The pro-life movement may soon find itself at a defining moment. Late last week, the state of Mississippi filed its brief in Dobbs v. Jackson Women’s Health Organization. The case concerns a Mississippi abortion law passed in 2018 that prohibits abortions (with limited exceptions) after 15 weeks of pregnancy.

Mississippi Attorney General Lynn Fitch’s measured and persuasive defense of the statute argued “abortion jurisprudence has placed this Court at the center of a controversy that it can never resolve.” It urged the justices to return “abortion policy to the states – where agreement is more common, compromise is more possible, and disagreement can be resolved at the ballot box.”

Under the Supreme Court’s current jurisprudence, which stems from its 1973 decision in Roe v. Wade, the challenged Mississippi law is plainly invalid. Under Roe, as modified in 1992 by the Supreme Court’s decision in Casey v. Planned Parenthood, a state may not prohibit abortion before the point of fetal viability, as Mississippi has done here.

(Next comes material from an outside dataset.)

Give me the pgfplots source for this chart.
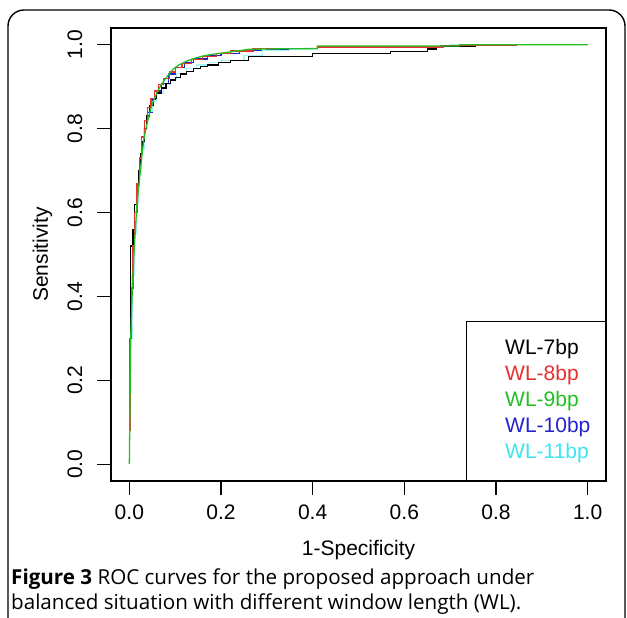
\documentclass[border=0pt]{standalone}
\usepackage{fontspec}
\setmainfont{Liberation Sans}
\newfontfamily\capfont{Open Sans}
\usepackage{pgfplots}
\pgfplotsset{compat=1.18}
\definecolor{rblack}{HTML}{000000}
\definecolor{rred}{HTML}{E8302E}
\definecolor{rgreen}{HTML}{22C022}
\definecolor{rblue}{HTML}{2424CC}
\definecolor{rcyan}{HTML}{3CE6EE}
\begin{document}
\begin{tikzpicture}
\useasboundingbox (0pt,0pt) rectangle (627pt,618pt);
\begin{scope}
\clip (0pt,0pt) rectangle (627pt,618pt);
\draw[line width=1.4pt, rounded corners=16pt] (8pt,-30pt) -- (8pt,608pt) -- (625pt,608pt) -- (625pt,-30pt);
\end{scope}
\begin{axis}[
  at={(111pt,137pt)}, anchor=south west,
  scale only axis, width=495pt, height=453pt,
  xmin=-0.04, xmax=1.04, ymin=-0.04, ymax=1.04,
  axis line style={line width=1.3pt},
  tick style={line width=1.2pt, black},
  tick align=outside, major tick length=14pt,
  xtick={0,0.2,...,1.0}, ytick={0,0.2,...,1.0},
  xtick pos=bottom, ytick pos=left,
  xticklabel={\pgfmathprintnumber[fixed,fixed zerofill,precision=1]{\tick}},
  yticklabel={\pgfmathprintnumber[fixed,fixed zerofill,precision=1]{\tick}},
  /pgf/number format/assume math mode=true,
  tick label style={font=\fontsize{21}{25}\selectfont, inner sep=0pt},
  xticklabel style={anchor=base, yshift=-25pt},
  yticklabel style={rotate=90, anchor=base, yshift=15pt},
  xlabel={1-Specificity}, ylabel={Sensitivity},
  label style={font=\fontsize{21}{25}\selectfont, inner sep=0pt},
  xlabel style={at={(axis description cs:0.5,-0.1634)}, anchor=base},
  ylabel style={at={(axis description cs:-0.1273,0.5)}, anchor=base, rotate=0},
  legend style={at={(rel axis cs:1,0)}, anchor=south east, draw=black, line width=1.2pt, fill=white,
    inner xsep=0pt, inner ysep=17pt, row sep=5pt,
    font=\fontsize{21}{25}\selectfont,
    nodes={inner sep=0pt, text height=16pt, text depth=5pt}},
  legend cell align=left,
  clip=false,
]
\addplot[rblue, line width=1.3pt, forget plot] coordinates {
(0.001,0.06) (0.001,0.3) (0.006,0.3) (0.006,0.45) (0.01,0.45) (0.01,0.55) (0.015,0.55) (0.015,0.62) (0.02,0.62) (0.02,0.69) (0.026,0.69) (0.026,0.75) (0.032,0.75) (0.032,0.8) (0.04,0.8) (0.04,0.84) (0.05,0.84) (0.05,0.87) (0.06,0.87) (0.06,0.89) (0.07,0.89) (0.07,0.908) (0.085,0.908) (0.085,0.93) (0.1,0.93) (0.1,0.945) (0.12,0.945) (0.12,0.958) (0.14,0.958) (0.14,0.966) (0.17,0.966) (0.17,0.974) (0.2,0.974) (0.2,0.98) (0.24,0.98) (0.24,0.986) (0.3,0.986) (0.3,0.99) (0.41,0.99) (0.41,0.995) (0.68,0.995) (0.68,0.998) (0.8,0.998) (0.8,1) (1,1)};
\addplot[rcyan!45!white, line width=1.2pt, forget plot] coordinates {
(0.001,0.05) (0.001,0.3) (0.006,0.3) (0.006,0.45) (0.01,0.45) (0.01,0.55) (0.015,0.55) (0.015,0.62) (0.02,0.62) (0.02,0.69) (0.026,0.69) (0.026,0.75) (0.032,0.75) (0.032,0.8) (0.04,0.8) (0.04,0.84) (0.05,0.84) (0.05,0.865) (0.06,0.865) (0.06,0.885) (0.075,0.885) (0.075,0.905) (0.09,0.905) (0.09,0.918) (0.103,0.918) (0.103,0.932) (0.125,0.932) (0.125,0.943) (0.147,0.943) (0.147,0.952) (0.175,0.952) (0.175,0.958) (0.2,0.958) (0.2,0.963) (0.25,0.963) (0.25,0.975) (0.29,0.975) (0.29,0.986) (0.35,0.986) (0.35,0.99) (0.41,0.99) (0.41,0.995) (0.7,0.995) (0.7,1) (1,1)};
\addplot[rblack, line width=1.3pt, legend image code/.code={\path[draw=none,fill=none] (0pt,0pt) rectangle (39pt,0pt);}] coordinates {
(0,0.17) (0,0.30) (0.002,0.30) (0.002,0.52) (0.008,0.52) (0.008,0.56) (0.012,0.56) (0.012,0.62) (0.016,0.62) (0.016,0.66) (0.02,0.66) (0.02,0.70) (0.024,0.70) (0.024,0.74) (0.028,0.74) (0.028,0.77) (0.033,0.77) (0.033,0.80) (0.038,0.80) (0.038,0.83) (0.044,0.83) (0.044,0.855) (0.052,0.855) (0.052,0.872) (0.06,0.872) (0.06,0.885) (0.07,0.885) (0.07,0.897) (0.08,0.897) (0.08,0.907) (0.09,0.907) (0.09,0.916) (0.1,0.916) (0.1,0.922) (0.112,0.922) (0.112,0.93) (0.125,0.93) (0.125,0.937) (0.14,0.937) (0.14,0.943) (0.155,0.943) (0.155,0.948) (0.17,0.948) (0.17,0.952) (0.195,0.952) (0.195,0.957) (0.22,0.957) (0.22,0.963) (0.26,0.963) (0.26,0.972) (0.40,0.972) (0.40,0.979) (0.57,0.979) (0.57,0.984) (0.65,0.984) (0.65,0.99) (0.67,0.99) (0.67,0.996) (0.755,0.996) (0.755,1) (1,1)};
\addlegendentry{\textcolor{rblack}{WL-7bp}}
\addplot[rred, line width=1.3pt, legend image code/.code={\path[draw=none,fill=none] (0pt,0pt) rectangle (39pt,0pt);}] coordinates {
(0.0015,0.08) (0.0015,0.3) (0.005,0.3) (0.005,0.42) (0.008,0.42) (0.008,0.52) (0.012,0.52) (0.012,0.6) (0.017,0.6) (0.017,0.67) (0.022,0.67) (0.022,0.73) (0.027,0.73) (0.027,0.78) (0.033,0.78) (0.033,0.82) (0.04,0.82) (0.04,0.85) (0.047,0.85) (0.047,0.872) (0.055,0.872) (0.055,0.89) (0.064,0.89) (0.064,0.905) (0.075,0.905) (0.075,0.92) (0.087,0.92) (0.087,0.935) (0.1,0.935) (0.1,0.946) (0.115,0.946) (0.115,0.956) (0.135,0.956) (0.135,0.965) (0.16,0.965) (0.16,0.972) (0.19,0.972) (0.19,0.979) (0.22,0.979) (0.22,0.985) (0.27,0.985) (0.27,0.991) (0.41,0.991) (0.41,0.995) (0.685,0.995) (0.685,0.998) (0.845,0.998) (0.845,1) (1,1)};
\addlegendentry{\textcolor{rred}{WL-8bp}}
\addplot[rgreen, line width=1.3pt, legend image code/.code={\path[draw=none,fill=none] (0pt,0pt) rectangle (39pt,0pt);}] coordinates {
(0,0) (0.003,0.3) (0.006,0.4) (0.01,0.5) (0.016,0.61) (0.024,0.7) (0.031,0.77) (0.038,0.81) (0.045,0.84) (0.052,0.865) (0.06,0.885) (0.068,0.902) (0.078,0.918) (0.088,0.932) (0.098,0.944) (0.11,0.953) (0.125,0.961) (0.14,0.967) (0.16,0.973) (0.18,0.977) (0.2,0.98) (0.22,0.983) (0.24,0.986) (0.26,0.989) (0.3,0.99) (0.41,0.991) (0.41,0.997) (0.72,0.997) (0.72,1) (1,1)};
\addlegendentry{\textcolor{rgreen}{WL-9bp}}
\addlegendimage{legend image code/.code={\path[draw=none,fill=none] (0pt,0pt) rectangle (39pt,0pt);}}
\addlegendentry{\textcolor{rblue}{WL-10bp}\kern15pt\null}
\addlegendimage{legend image code/.code={\path[draw=none,fill=none] (0pt,0pt) rectangle (39pt,0pt);}}
\addlegendentry{\textcolor{rcyan}{WL-11bp}\kern15pt\null}
\end{axis}
\node[anchor=base west, inner sep=0pt, font=\capfont\fontsize{20.6}{25}\selectfont] at (11pt,33pt) {\textbf{Figure 3} ROC curves for the proposed approach under};
\node[anchor=base west, inner sep=0pt, font=\capfont\fontsize{20.6}{25}\selectfont] at (11pt,8pt) {balanced situation with different window length (WL).};
\end{tikzpicture}
\end{document}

Fetal viability is usually reached about 23 or 24 weeks into a pregnancy, although it may be reached at 22 weeks in places where standards of maternal health care are higher. Obviously, 15 weeks into a pregnancy is far sooner than the normal point of viability. If the Supreme Court nonetheless upholds the Mississippi law (as some expert commentators forecast it will do), then the architecture of abortion law, erected over the nearly half-century since Roe, would be in danger.

The reasons the Supreme Court should deconstruct that architecture are extremely powerful. There is, as Mississippi argues, no tenable basis for it in the Constitution’s language, structure, purposes, or history. Constitutional rules and norms derive from the consensus and practice of an overriding majority of the states and the people.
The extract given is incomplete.